**JOB**
Starting from the top of the material, restate each line exactly until the line that contains "0.755,0.760,0.765,0.770,0.775,0.780,0.785,0.790,0.795,0.800];", which is also copied. Pictures are excluded.

**INFORMATION SHOWN**
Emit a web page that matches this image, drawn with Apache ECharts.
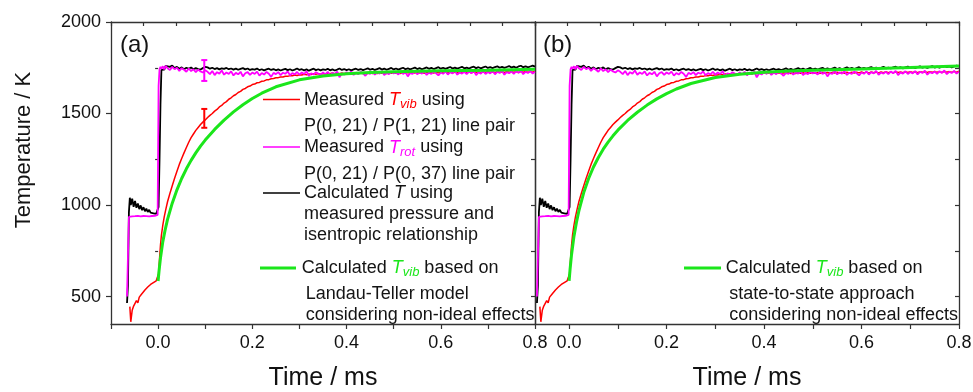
<!DOCTYPE html>
<html><head><meta charset="utf-8">
<script src="https://cdn.jsdelivr.net/npm/echarts@6/dist/echarts.min.js"></script>
<style>html,body{margin:0;padding:0;background:#fff}#c{width:973px;height:392px}</style>
</head><body><div id="c"></div>
<script>
// ---- data ----
const tMeas = [-0.066,-0.064,-0.062,-0.060,-0.058,-0.055,-0.052,-0.049,-0.046,-0.043,-0.040,-0.037,-0.034,-0.031,-0.028,-0.025,-0.022,-0.019,-0.016,-0.013,-0.010,-0.007,-0.004,-0.001,
0.001,0.003,0.005,0.007,0.010,0.013,0.016,0.020,0.025,0.030,0.035,0.040,0.045,0.050,0.055,0.060,0.065,0.070,0.075,0.080,0.085,0.090,0.095,0.100,
0.105,0.110,0.115,0.120,0.125,0.130,0.135,0.140,0.145,0.150,
0.155,0.160,0.165,0.170,0.175,0.180,0.185,0.190,0.195,0.200,
0.205,0.210,0.215,0.220,0.225,0.230,0.235,0.240,0.245,0.250,
0.255,0.260,0.265,0.270,0.275,0.280,0.285,0.290,0.295,0.300,
0.305,0.310,0.315,0.320,0.325,0.330,0.335,0.340,0.345,0.350,
0.355,0.360,0.365,0.370,0.375,0.380,0.385,0.390,0.395,0.400,
0.405,0.410,0.415,0.420,0.425,0.430,0.435,0.440,0.445,0.450,
0.455,0.460,0.465,0.470,0.475,0.480,0.485,0.490,0.495,0.500,
0.505,0.510,0.515,0.520,0.525,0.530,0.535,0.540,0.545,0.550,
0.555,0.560,0.565,0.570,0.575,0.580,0.585,0.590,0.595,0.600,
0.605,0.610,0.615,0.620,0.625,0.630,0.635,0.640,0.645,0.650,
0.655,0.660,0.665,0.670,0.675,0.680,0.685,0.690,0.695,0.700,
0.705,0.710,0.715,0.720,0.725,0.730,0.735,0.740,0.745,0.750,
0.755,0.760,0.765,0.770,0.775,0.780,0.785,0.790,0.795,0.800];

const tCalc = [465,560,960,1040,1000,1035,990,1022,985,1008,978,998,972,988,966,980,962,974,958,968,955,964,952,957,
990,1250,1550,1738,1745,1740,1760,1770,1755,1762,1748,1755,1745,1752,1742,1750,1744,1752,1741,1748,1743,1740,1748,1755,
1752,1745,1750,1743,1748,1741,1747,1744,1749,1742,
1746,1740,1745,1739,1744,1748,1741,1746,1738,1743,
1740,1746,1737,1742,1736,1741,1745,1738,1743,1736,
1741,1735,1740,1744,1737,1742,1735,1740,1746,1738,
1742,1736,1741,1734,1740,1745,1737,1742,1736,1741,
1738,1744,1736,1741,1735,1740,1746,1738,1743,1737,
1742,1736,1741,1745,1738,1743,1737,1742,1747,1739,
1744,1738,1743,1748,1740,1745,1739,1744,1749,1741,
1746,1740,1745,1750,1742,1747,1741,1746,1751,1743,
1748,1742,1747,1752,1744,1749,1743,1748,1753,1745,
1750,1744,1749,1754,1746,1751,1745,1750,1755,1747,
1751,1746,1752,1756,1748,1753,1747,1752,1757,1749,
1753,1748,1754,1758,1750,1755,1749,1754,1759,1751,
1756,1750,1757,1761,1753,1758,1752,1757,1762,1756];

const tRot = [500,720,935,940,942,938,936,939,937,941,935,938,936,940,937,939,941,938,942,940,943,941,944,946,
1650,1742,1755,1744,1758,1741,1760,1747,1738,1755,1742,1750,1733,1748,1739,1728,1746,1732,1742,1726,1740,1730,1724,1736,
1728,1715,1732,1710,1726,1718,1735,1712,1724,1716,
1730,1708,1722,1714,1728,1703,1720,1726,1711,1724,
1716,1729,1707,1721,1713,1727,1717,1700,1722,1715,
1726,1710,1723,1717,1730,1709,1721,1714,1727,1712,
1724,1716,1731,1705,1720,1713,1726,1718,1711,1725,
1714,1728,1709,1722,1716,1729,1698,1720,1713,1726,
1717,1730,1711,1724,1715,1728,1719,1706,1723,1716,
1729,1712,1725,1718,1731,1710,1722,1715,1727,1719,
1724,1713,1730,1716,1726,1703,1721,1717,1732,1714,
1725,1718,1731,1711,1723,1716,1729,1720,1708,1724,
1717,1730,1713,1726,1719,1733,1712,1724,1718,1728,
1715,1729,1720,1733,1710,1725,1718,1731,1716,1727,
1719,1732,1714,1728,1721,1734,1712,1726,1720,1730,
1717,1731,1722,1735,1715,1728,1721,1733,1718,1729];

const tVib = [null,null,null,445,362,425,448,438,478,466,497,488,517,509,536,528,552,546,566,559,576,571,586,592,
625,705,780,835,890,935,972,1018,1063,1105,1146,1184,1222,1254,1285,1314,1343,1368,1388,1408,1424,1440,1453,1465,
1478,1490,1500,1513,1522,1536,1544,1557,1565,1578,
1586,1597,1604,1615,1621,1632,1637,1646,1650,1658,
1661,1668,1670,1676,1678,1684,1685,1690,1691,1695,
1696,1700,1700,1704,1703,1707,1706,1710,1708,1712,
1710,1714,1712,1716,1713,1717,1714,1718,1715,1719,
1716,1720,1717,1721,1716,1722,1718,1721,1717,1722,
1718,1722,1717,1723,1719,1722,1718,1723,1719,1724,
1719,1723,1718,1724,1720,1723,1719,1724,1720,1725,
1720,1724,1719,1725,1721,1724,1720,1725,1721,1726,
1721,1725,1720,1726,1722,1725,1721,1726,1722,1727,
1722,1726,1721,1727,1723,1726,1722,1727,1723,1728,
1723,1727,1722,1728,1724,1727,1723,1728,1724,1729,
1724,1728,1723,1729,1725,1728,1724,1729,1725,1730,
1725,1729,1724,1730,1726,1729,1725,1730,1726,1731];

const tModel = [0,0.002,0.005,0.01,0.015,0.02,0.03,0.04,0.05,0.06,0.07,0.08,0.09,0.10,0.12,0.14,0.16,0.18,0.20,0.22,0.25,0.30,0.35,0.40,0.45,0.50,0.60,0.70,0.80];
const vibLandauTeller = [585,640,710,800,865,922,1010,1083,1145,1198,1244,1285,1322,1355,1413,1464,1509,1548,1582,1611,1646,1684,1705,1717,1724,1728,1733,1737,1742];
const vibStateToState = [585,650,730,830,905,968,1068,1145,1208,1260,1305,1344,1378,1409,1462,1507,1546,1580,1609,1634,1664,1697,1715,1726,1732,1736,1743,1751,1760];

const errRot = [0.098, 1678, 1792];
const errVib = [0.098, 1422, 1525];

const xTicks = [-0.1,0,0.1,0.2,0.3,0.4,0.5,0.6,0.7,0.8];
const xLabels = [0,0.2,0.4,0.6,0.8];
const yLabels = [500,1000,1500,2000];
const yMinor = [750,1250,1750];
const yAll = [500,750,1000,1250,1500,1750,2000];

// ---- chart ----
const FONT = '"Liberation Sans", Arial, Helvetica, sans-serif';
const AX = '#333';
const RED = '#ff0000', MAG = '#ff00ff', BLK = '#000000', GRN = '#1be61b';
const zip = (xs, ys) => xs.map((x, i) => [x, ys[i]]);

function xBottom(grid, min, ticks) {
  return {type:'value', gridIndex:grid, position:'bottom', min:min, max:0.8,
    axisLine:{show:true, onZero:false, lineStyle:{color:AX, width:1.3}},
    axisTick:{show:true, inside:false, length:5, customValues:ticks, lineStyle:{color:AX, width:1.2}},
    axisLabel:{show:true, customValues:xLabels, formatter:v=>Number(v).toFixed(1), fontSize:18, fontFamily:FONT, color:'#111', margin:10, showMinLabel:true, showMaxLabel:true},
    splitLine:{show:false},
    name:'Time / ms', nameLocation:'middle', nameGap:42, nameTextStyle:{fontSize:25, fontFamily:FONT, color:'#111'}};
}
function xTop(grid) {
  return {type:'value', gridIndex:grid, position:'top', min:0, max:13, interval:1,
    axisLine:{show:true, onZero:false, lineStyle:{color:AX, width:1.3}},
    axisTick:{show:true, inside:true, length:4, lineStyle:{color:AX, width:1.2}},
    axisLabel:{show:false}, splitLine:{show:false}};
}
function yAxisDef(grid, pos, opts) {
  return Object.assign({type:'value', gridIndex:grid, position:pos, min:350, max:2000,
    axisLine:{show:true, onZero:false, lineStyle:{color:AX, width:1.3}},
    axisTick:{show:false}, axisLabel:{show:false}, splitLine:{show:false}}, opts);
}

function lineSeries(xi, yi, data, color, width, z) {
  return {type:'line', xAxisIndex:xi, yAxisIndex:yi, data:data, showSymbol:false, symbol:'none',
    connectNulls:false, smooth:false, z:z, silent:true, animation:false, sampling:null,
    lineStyle:{color:color, width:width}, clip:true};
}
function errSeries(err, color) {
  return {type:'custom', xAxisIndex:0, yAxisIndex:0, z:10, silent:true, animation:false,
    data:[err], encode:{x:0, y:[1,2]},
    renderItem:(params, api) => {
      const x = api.value(0), lo = api.value(1), hi = api.value(2);
      const a = api.coord([x, lo]), b = api.coord([x, hi]);
      const st = {stroke:color, lineWidth:2};
      return {type:'group', children:[
        {type:'line', shape:{x1:a[0], y1:a[1], x2:b[0], y2:b[1]}, style:st},
        {type:'line', shape:{x1:a[0]-3, y1:a[1], x2:a[0]+3, y2:a[1]}, style:st},
        {type:'line', shape:{x1:b[0]-3, y1:b[1], x2:b[0]+3, y2:b[1]}, style:st}
      ]};
    }};
}

const TXT = '#141414';
function rich(c) {
  return {
    n:{fontSize:18, fontFamily:FONT, fill:TXT, lineHeight:22},
    t:{fontSize:18, fontFamily:FONT, fontStyle:'italic', fill:c, lineHeight:22},
    s:{fontSize:13, fontFamily:FONT, fontStyle:'italic', fill:c, lineHeight:12, verticalAlign:'bottom'}
  };
}
function txt(x, y, text, r, size) {
  const st = {x:x, y:y, text:text, fill:TXT, font:(size||18)+'px '+FONT, align:'left', verticalAlign:'middle'};
  if (r) st.rich = r;
  return {type:'text', silent:true, z:50, style:st};
}
function seg(x1, x2, y, color, w) {
  return {type:'line', silent:true, z:50, shape:{x1:x1, y1:y, x2:x2, y2:y}, style:{stroke:color, lineWidth:w}};
}

const option = {
  animation:false,
  backgroundColor:'#ffffff',
  grid:[
    {left:111, top:22, width:424, height:302, containLabel:false, outerBoundsMode:'none'},
    {left:535, top:22, width:424, height:302, containLabel:false, outerBoundsMode:'none'}
  ],
  xAxis:[ xBottom(0, -0.1, xTicks), xTop(0), xBottom(1, -0.07, xTicks.slice(1)), xTop(1) ],
  yAxis:[
    yAxisDef(0, 'left', {axisTick:{show:true, inside:false, length:5, customValues:yLabels, lineStyle:{color:AX, width:1.2}},
      axisLabel:{show:true, customValues:yLabels, formatter:v=>String(Math.round(v)), fontSize:18, fontFamily:FONT, color:'#111', margin:10}}),
    yAxisDef(0, 'left', {axisLine:{show:false}, axisTick:{show:true, inside:false, length:3, customValues:yMinor, lineStyle:{color:AX, width:1.2}}}),
    yAxisDef(0, 'right', {axisTick:{show:true, inside:true, length:4, customValues:yAll, lineStyle:{color:AX, width:1.2}}}),
    yAxisDef(1, 'left', {}),
    yAxisDef(1, 'right', {axisTick:{show:true, inside:true, length:4, customValues:yAll, lineStyle:{color:AX, width:1.2}}})
  ],
  series:[
    lineSeries(0, 0, zip(tMeas, tVib), RED, 1.5, 2),
    lineSeries(0, 0, zip(tMeas, tCalc), BLK, 1.8, 3),
    lineSeries(0, 0, zip(tMeas, tRot), MAG, 1.8, 4),
    lineSeries(0, 0, zip(tModel, vibLandauTeller), GRN, 3, 5),
    errSeries(errRot, MAG),
    errSeries(errVib, RED),
    lineSeries(2, 3, zip(tMeas, tVib), RED, 1.5, 2),
    lineSeries(2, 3, zip(tMeas, tCalc), BLK, 1.8, 3),
    lineSeries(2, 3, zip(tMeas, tRot), MAG, 1.8, 4),
    lineSeries(2, 3, zip(tModel, vibStateToState), GRN, 3, 5)
  ],
  graphic:[
    {type:'text', silent:true, rotation:Math.PI/2, x:24, y:150,
      style:{text:'Temperature / K', font:'22px '+FONT, fill:TXT, align:'center', verticalAlign:'middle'}},
    txt(120, 45, '(a)', null, 24),
    txt(543, 45, '(b)', null, 24),
    seg(263, 300, 99.5, RED, 1.5),
    txt(304, 100, '{n|Measured }{t|T}{s|vib}{n| using}', rich(RED)),
    txt(304, 126, 'P(0, 21) / P(1, 21) line pair'),
    seg(263, 300, 147, MAG, 1.5),
    txt(304, 147.5, '{n|Measured }{t|T}{s|rot}{n| using}', rich(MAG)),
    txt(304, 174, 'P(0, 21) / P(0, 37) line pair'),
    seg(263, 300, 193, BLK, 1.5),
    txt(304, 193, '{n|Calculated }{t|T}{n| using}', rich(TXT)),
    txt(304, 214, 'measured pressure and'),
    txt(304, 235, 'isentropic relationship'),
    seg(260, 296, 268, GRN, 3),
    txt(301.7, 268, '{n|Calculated }{t|T}{s|vib}{n| based on}', rich(GRN)),
    txt(305.7, 294, 'Landau-Teller model'),
    txt(305.7, 315, 'considering non-ideal effects'),
    seg(684, 721, 268, GRN, 3),
    txt(725.7, 268, '{n|Calculated }{t|T}{s|vib}{n| based on}', rich(GRN)),
    txt(729.3, 294, 'state-to-state approach'),
    txt(729.3, 315, 'considering non-ideal effects')
  ]
};
const chart = echarts.init(document.getElementById('c'), null, {renderer:'canvas'});
chart.setOption(option);
</script>
</body></html>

**ANSWER FOR THIS EXERCISE**
Emit a web page that matches this image, drawn with Apache ECharts.
<!DOCTYPE html>
<html><head><meta charset="utf-8">
<script src="https://cdn.jsdelivr.net/npm/echarts@6/dist/echarts.min.js"></script>
<style>html,body{margin:0;padding:0;background:#fff}#c{width:973px;height:392px}</style>
</head><body><div id="c"></div>
<script>
// ---- data ----
const tMeas = [-0.066,-0.064,-0.062,-0.060,-0.058,-0.055,-0.052,-0.049,-0.046,-0.043,-0.040,-0.037,-0.034,-0.031,-0.028,-0.025,-0.022,-0.019,-0.016,-0.013,-0.010,-0.007,-0.004,-0.001,
0.001,0.003,0.005,0.007,0.010,0.013,0.016,0.020,0.025,0.030,0.035,0.040,0.045,0.050,0.055,0.060,0.065,0.070,0.075,0.080,0.085,0.090,0.095,0.100,
0.105,0.110,0.115,0.120,0.125,0.130,0.135,0.140,0.145,0.150,
0.155,0.160,0.165,0.170,0.175,0.180,0.185,0.190,0.195,0.200,
0.205,0.210,0.215,0.220,0.225,0.230,0.235,0.240,0.245,0.250,
0.255,0.260,0.265,0.270,0.275,0.280,0.285,0.290,0.295,0.300,
0.305,0.310,0.315,0.320,0.325,0.330,0.335,0.340,0.345,0.350,
0.355,0.360,0.365,0.370,0.375,0.380,0.385,0.390,0.395,0.400,
0.405,0.410,0.415,0.420,0.425,0.430,0.435,0.440,0.445,0.450,
0.455,0.460,0.465,0.470,0.475,0.480,0.485,0.490,0.495,0.500,
0.505,0.510,0.515,0.520,0.525,0.530,0.535,0.540,0.545,0.550,
0.555,0.560,0.565,0.570,0.575,0.580,0.585,0.590,0.595,0.600,
0.605,0.610,0.615,0.620,0.625,0.630,0.635,0.640,0.645,0.650,
0.655,0.660,0.665,0.670,0.675,0.680,0.685,0.690,0.695,0.700,
0.705,0.710,0.715,0.720,0.725,0.730,0.735,0.740,0.745,0.750,
0.755,0.760,0.765,0.770,0.775,0.780,0.785,0.790,0.795,0.800];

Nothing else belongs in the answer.